Welcome to A Little Bit of Pod.

Now it is becoming ever clear to me that I must be a fantastic person to have at your wedding.

Oh really?

Because I have had a couple of, I wouldn't say last minute, but I'd say tier two. Beat tier?

Yeah.

I mean I've been joining you on this tier.

Yes, I think you're on the same tier as I.

We've been hanging out with people, obviously making such a splash.

Yeah.

That we've received some wedding invites.

I think Vaughn's wife's making quite the splash and then therefore Vaughn's inviting along.

They feel they have to invite me.

Yeah, yeah, yeah, yeah.

I think because Fletch...

That's also fair.

Yeah, Fletch has such an established group of friends of which you're on the fringe and I'm new to.

And of late we've been more infiltrating this group, haven't we, on social occasion?

You've been putting it right and you've been right in the middle putting a finger around.

We've been penetrating it deeply.

And obviously giving it...

And making such an impact.

Had in the G-spot with our friend group, Penetration.

Yeah, we've been doing a come hit emotion.

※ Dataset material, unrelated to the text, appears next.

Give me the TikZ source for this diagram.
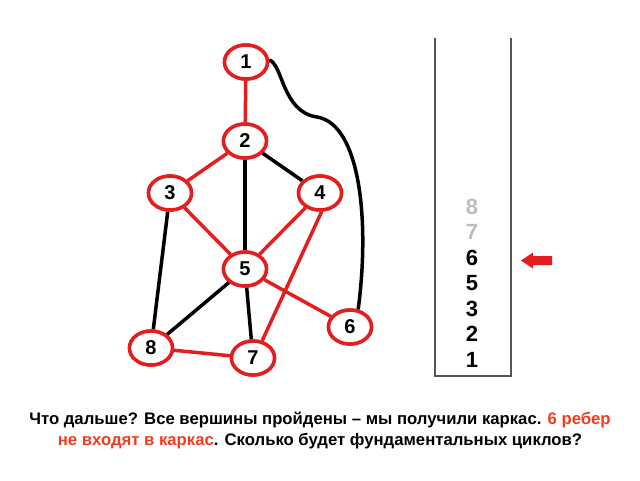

We've all gone away as a group.

Yes.

Remember my birthday?

I think that solidified our positioning.

Yeah, that was pretty wild.

Yeah.

And you got an invite to another wedding yesterday.

A gay wedding.

A gay wedding.

I have spoken before and worn it.

Yeah.

Last time we took about the gay weddings.

Oh my God.

Why are we under catering to me?

Because I'm a very hungry boy.

They were upset.

No, I did.

One of their weddings was Maddie McClain and very dear friend, Ryan Teaser's wedding.

Now they came at me.

After I spoke out of...

And I will say now looking back out of turn because I volunteered to drive them around in my Land Rover that they were using for their wedding car, for their wedding photo.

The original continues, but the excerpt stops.